Aim: Copy out all lines carrying the word "this".

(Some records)
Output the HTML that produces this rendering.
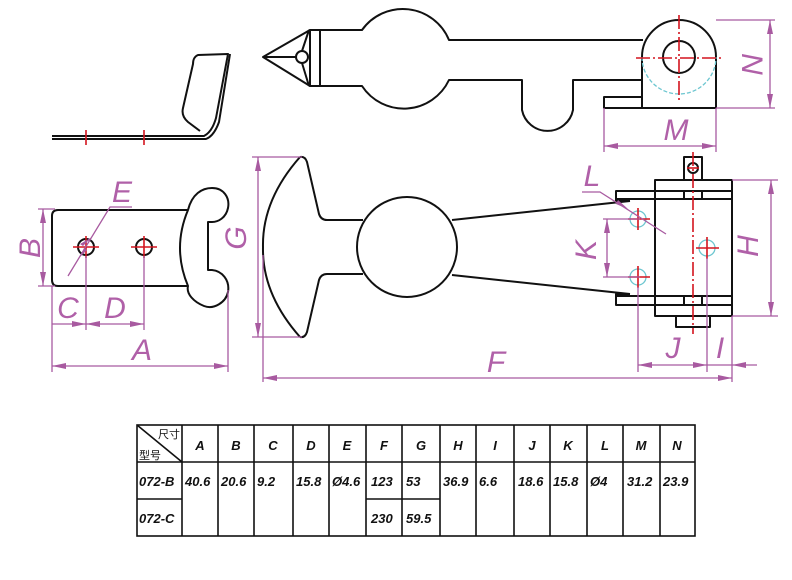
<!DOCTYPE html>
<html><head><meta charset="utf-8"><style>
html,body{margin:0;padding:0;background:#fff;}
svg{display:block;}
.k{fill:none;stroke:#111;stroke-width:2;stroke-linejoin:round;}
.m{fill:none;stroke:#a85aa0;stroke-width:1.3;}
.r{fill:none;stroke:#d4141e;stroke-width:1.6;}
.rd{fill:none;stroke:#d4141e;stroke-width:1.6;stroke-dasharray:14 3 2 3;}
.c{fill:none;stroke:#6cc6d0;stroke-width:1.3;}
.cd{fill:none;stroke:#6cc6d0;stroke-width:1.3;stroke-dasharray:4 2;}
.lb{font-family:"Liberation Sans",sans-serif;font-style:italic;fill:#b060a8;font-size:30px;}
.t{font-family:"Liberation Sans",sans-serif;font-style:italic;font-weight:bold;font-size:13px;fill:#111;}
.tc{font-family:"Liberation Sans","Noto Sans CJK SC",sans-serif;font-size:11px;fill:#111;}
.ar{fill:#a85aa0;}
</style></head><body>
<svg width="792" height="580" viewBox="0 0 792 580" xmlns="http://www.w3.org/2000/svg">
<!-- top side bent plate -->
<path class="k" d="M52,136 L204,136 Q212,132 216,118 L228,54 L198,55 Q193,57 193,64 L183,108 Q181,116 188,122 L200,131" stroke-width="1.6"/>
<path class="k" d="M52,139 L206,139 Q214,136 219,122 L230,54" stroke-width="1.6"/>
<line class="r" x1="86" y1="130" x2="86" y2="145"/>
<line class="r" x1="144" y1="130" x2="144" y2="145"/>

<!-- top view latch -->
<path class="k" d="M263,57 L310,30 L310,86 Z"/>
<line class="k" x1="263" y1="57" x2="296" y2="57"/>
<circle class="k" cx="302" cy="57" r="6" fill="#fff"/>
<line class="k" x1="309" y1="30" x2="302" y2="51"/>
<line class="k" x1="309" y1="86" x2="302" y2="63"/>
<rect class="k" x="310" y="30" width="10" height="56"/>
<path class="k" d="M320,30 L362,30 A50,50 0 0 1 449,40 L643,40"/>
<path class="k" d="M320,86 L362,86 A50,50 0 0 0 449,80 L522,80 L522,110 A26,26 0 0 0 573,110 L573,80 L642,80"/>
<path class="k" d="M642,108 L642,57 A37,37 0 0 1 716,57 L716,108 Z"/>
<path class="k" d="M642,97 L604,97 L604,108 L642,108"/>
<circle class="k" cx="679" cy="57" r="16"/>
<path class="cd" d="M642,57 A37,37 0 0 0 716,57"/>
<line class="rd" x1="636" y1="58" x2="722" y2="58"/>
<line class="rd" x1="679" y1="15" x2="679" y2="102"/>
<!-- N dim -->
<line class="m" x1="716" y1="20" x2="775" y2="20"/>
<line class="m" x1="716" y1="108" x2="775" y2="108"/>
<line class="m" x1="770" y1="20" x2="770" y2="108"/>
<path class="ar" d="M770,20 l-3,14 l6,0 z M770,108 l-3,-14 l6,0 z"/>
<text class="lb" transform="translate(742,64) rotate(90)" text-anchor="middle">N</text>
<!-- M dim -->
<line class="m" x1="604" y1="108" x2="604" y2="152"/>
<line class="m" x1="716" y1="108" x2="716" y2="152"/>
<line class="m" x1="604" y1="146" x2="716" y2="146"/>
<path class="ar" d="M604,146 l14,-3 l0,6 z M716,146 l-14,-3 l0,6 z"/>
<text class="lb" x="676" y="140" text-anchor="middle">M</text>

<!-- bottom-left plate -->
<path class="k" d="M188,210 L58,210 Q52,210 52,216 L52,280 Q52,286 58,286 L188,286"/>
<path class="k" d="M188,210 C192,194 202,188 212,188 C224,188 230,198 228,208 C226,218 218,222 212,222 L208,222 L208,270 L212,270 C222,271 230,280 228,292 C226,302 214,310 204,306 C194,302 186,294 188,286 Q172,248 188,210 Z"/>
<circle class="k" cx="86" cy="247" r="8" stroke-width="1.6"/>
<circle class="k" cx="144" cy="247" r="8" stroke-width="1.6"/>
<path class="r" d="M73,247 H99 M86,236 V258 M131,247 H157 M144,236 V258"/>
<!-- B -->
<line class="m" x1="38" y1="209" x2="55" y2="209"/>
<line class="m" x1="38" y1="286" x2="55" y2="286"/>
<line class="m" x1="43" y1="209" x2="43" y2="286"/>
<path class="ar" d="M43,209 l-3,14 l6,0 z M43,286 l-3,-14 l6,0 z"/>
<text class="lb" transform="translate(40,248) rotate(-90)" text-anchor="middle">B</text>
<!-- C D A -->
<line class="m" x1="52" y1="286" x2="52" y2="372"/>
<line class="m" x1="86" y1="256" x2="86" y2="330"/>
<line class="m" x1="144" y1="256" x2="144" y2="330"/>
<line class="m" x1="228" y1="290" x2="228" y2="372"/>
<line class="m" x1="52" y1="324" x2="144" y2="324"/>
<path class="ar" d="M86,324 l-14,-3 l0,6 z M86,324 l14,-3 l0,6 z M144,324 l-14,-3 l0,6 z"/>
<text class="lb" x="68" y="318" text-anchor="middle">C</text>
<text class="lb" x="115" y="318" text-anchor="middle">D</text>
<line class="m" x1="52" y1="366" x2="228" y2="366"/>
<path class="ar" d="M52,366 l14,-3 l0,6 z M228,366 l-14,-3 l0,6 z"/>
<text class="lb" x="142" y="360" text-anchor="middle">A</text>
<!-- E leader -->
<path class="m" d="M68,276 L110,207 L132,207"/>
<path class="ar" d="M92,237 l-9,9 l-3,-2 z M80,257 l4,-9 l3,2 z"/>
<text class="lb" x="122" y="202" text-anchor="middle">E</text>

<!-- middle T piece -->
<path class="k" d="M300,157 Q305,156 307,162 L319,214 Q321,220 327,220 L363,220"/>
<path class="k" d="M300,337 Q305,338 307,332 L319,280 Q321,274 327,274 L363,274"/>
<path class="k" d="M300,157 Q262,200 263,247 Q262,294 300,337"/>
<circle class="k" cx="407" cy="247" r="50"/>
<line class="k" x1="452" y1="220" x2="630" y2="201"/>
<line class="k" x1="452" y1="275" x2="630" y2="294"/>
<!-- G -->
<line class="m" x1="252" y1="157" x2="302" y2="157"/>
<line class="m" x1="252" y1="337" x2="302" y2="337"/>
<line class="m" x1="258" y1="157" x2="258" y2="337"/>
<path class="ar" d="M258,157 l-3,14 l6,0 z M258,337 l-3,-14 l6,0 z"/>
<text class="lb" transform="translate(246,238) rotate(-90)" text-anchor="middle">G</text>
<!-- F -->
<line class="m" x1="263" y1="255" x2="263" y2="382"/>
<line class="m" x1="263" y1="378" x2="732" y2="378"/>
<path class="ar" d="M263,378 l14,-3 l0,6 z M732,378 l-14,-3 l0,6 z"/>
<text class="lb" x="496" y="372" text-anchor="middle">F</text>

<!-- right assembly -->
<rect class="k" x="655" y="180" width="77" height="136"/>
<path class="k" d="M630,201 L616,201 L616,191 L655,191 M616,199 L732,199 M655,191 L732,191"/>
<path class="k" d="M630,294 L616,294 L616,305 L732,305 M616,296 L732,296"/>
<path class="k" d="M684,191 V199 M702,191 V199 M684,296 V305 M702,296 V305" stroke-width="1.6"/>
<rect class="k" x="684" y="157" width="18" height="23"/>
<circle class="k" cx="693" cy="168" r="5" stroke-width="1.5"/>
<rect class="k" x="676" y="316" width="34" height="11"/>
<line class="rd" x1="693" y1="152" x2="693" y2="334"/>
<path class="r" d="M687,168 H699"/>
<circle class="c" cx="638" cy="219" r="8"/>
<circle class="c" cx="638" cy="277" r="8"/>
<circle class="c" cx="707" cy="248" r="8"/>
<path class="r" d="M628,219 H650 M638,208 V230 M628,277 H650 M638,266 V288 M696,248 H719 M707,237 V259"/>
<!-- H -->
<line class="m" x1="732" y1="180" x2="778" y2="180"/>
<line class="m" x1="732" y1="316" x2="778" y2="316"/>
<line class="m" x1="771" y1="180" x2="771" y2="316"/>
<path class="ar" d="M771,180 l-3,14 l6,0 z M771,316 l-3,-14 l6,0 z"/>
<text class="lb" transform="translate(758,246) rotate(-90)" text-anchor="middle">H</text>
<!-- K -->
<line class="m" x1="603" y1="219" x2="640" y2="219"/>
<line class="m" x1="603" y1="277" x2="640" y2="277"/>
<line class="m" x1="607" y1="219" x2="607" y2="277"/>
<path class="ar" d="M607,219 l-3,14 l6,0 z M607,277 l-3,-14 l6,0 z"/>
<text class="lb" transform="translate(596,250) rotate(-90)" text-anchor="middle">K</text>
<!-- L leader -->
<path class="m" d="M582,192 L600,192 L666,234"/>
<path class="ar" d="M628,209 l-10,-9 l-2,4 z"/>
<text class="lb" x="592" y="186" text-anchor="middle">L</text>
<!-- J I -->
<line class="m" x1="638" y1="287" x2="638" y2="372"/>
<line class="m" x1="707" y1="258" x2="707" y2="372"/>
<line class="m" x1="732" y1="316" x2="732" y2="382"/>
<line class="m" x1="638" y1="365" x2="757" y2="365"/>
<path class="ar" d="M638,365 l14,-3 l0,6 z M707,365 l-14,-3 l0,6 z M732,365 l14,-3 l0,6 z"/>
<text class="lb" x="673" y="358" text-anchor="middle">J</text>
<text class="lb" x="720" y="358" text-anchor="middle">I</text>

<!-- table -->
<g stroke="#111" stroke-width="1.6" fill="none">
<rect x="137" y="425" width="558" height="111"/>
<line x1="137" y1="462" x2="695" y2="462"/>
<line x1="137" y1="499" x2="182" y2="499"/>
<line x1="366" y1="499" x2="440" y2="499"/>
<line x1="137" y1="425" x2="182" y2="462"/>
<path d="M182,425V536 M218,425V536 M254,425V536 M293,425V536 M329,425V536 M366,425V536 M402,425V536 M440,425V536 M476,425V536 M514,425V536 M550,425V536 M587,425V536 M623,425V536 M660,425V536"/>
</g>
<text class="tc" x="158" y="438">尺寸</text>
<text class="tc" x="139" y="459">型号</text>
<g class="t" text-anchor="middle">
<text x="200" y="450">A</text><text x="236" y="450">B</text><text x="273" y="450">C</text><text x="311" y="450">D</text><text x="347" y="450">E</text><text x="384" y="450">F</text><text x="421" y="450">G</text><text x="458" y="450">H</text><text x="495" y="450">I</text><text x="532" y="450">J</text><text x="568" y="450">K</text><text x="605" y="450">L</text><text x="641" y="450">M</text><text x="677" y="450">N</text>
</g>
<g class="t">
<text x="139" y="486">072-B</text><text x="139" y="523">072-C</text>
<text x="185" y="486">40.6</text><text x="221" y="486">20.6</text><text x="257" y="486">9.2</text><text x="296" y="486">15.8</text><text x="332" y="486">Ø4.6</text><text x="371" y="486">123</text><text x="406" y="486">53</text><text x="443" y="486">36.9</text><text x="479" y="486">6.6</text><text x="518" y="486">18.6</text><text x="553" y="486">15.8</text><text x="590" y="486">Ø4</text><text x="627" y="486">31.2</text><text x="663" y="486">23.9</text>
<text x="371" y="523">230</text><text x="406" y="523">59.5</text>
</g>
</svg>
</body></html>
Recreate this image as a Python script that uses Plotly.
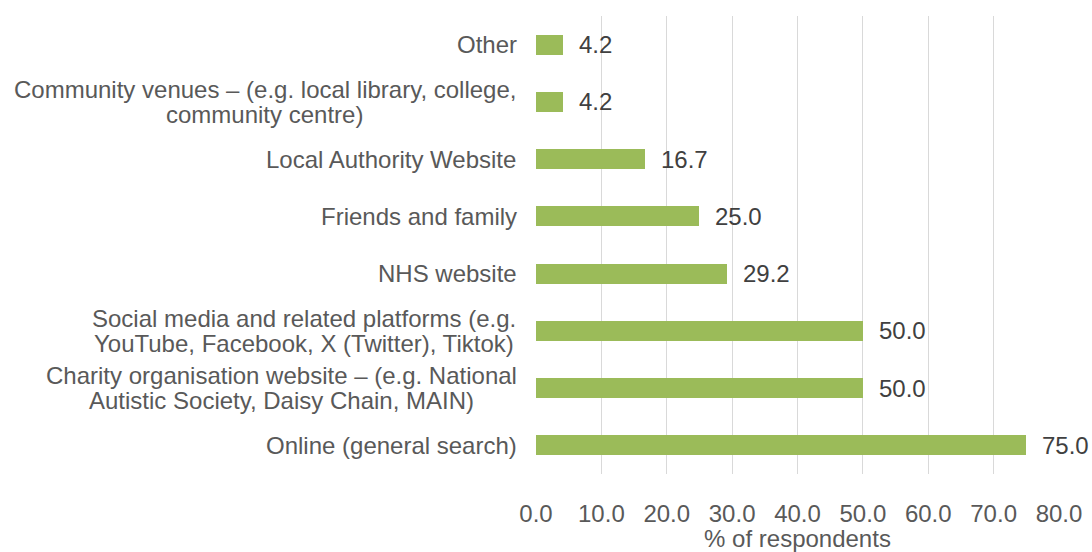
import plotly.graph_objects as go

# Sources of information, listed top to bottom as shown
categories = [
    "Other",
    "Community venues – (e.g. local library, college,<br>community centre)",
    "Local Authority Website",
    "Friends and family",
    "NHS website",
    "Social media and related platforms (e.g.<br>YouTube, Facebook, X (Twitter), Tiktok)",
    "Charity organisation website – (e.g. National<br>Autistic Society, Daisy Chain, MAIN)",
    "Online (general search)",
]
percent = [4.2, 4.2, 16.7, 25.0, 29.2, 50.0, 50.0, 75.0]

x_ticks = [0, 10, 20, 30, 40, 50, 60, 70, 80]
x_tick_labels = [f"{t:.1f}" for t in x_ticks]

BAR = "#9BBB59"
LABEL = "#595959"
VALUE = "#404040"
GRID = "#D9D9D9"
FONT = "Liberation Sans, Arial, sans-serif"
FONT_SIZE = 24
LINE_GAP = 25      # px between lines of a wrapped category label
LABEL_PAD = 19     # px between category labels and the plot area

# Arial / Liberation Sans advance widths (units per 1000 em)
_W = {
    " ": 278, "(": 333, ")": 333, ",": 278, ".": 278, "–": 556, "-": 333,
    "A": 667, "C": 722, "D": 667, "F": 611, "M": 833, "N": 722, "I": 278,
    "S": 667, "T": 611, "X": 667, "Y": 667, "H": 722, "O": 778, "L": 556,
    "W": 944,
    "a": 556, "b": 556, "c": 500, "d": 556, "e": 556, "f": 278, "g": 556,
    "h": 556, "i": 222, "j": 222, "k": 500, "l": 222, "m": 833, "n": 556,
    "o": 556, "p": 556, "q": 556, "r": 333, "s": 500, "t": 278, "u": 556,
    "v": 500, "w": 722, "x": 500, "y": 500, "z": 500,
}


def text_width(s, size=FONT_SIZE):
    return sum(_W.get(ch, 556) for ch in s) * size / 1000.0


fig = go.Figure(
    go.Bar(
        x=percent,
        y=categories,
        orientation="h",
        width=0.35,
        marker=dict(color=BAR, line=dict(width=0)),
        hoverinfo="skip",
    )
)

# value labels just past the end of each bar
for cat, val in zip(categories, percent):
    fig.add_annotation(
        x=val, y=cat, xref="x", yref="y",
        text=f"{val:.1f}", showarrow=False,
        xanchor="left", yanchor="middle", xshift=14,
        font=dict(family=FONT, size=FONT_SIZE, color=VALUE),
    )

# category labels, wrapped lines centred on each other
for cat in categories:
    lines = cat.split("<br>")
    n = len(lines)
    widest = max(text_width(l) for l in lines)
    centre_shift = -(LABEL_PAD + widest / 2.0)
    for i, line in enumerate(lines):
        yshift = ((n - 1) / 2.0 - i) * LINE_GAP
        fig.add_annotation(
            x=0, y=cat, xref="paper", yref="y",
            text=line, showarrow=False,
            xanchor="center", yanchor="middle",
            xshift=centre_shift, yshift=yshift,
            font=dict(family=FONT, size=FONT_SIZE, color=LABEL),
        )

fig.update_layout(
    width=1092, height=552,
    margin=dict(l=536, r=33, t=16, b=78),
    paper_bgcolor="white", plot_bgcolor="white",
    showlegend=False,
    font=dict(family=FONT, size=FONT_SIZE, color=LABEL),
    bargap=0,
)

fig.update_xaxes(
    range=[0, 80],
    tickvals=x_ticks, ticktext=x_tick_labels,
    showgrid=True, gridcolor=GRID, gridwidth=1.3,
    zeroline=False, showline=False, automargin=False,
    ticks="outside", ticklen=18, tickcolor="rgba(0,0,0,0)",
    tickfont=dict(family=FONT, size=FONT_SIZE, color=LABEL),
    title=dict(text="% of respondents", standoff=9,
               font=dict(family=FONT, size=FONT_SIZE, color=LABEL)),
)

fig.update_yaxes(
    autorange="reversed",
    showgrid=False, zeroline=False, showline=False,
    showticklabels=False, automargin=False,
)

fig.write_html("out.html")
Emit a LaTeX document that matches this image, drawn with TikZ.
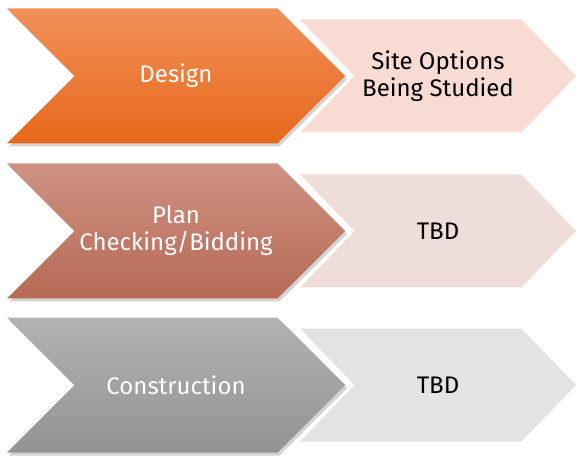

Result of the task:
Output the HTML that produces this rendering.
Recreate this image as a Python script that uses Plotly.
Emit a LaTeX document that matches this image, drawn with TikZ.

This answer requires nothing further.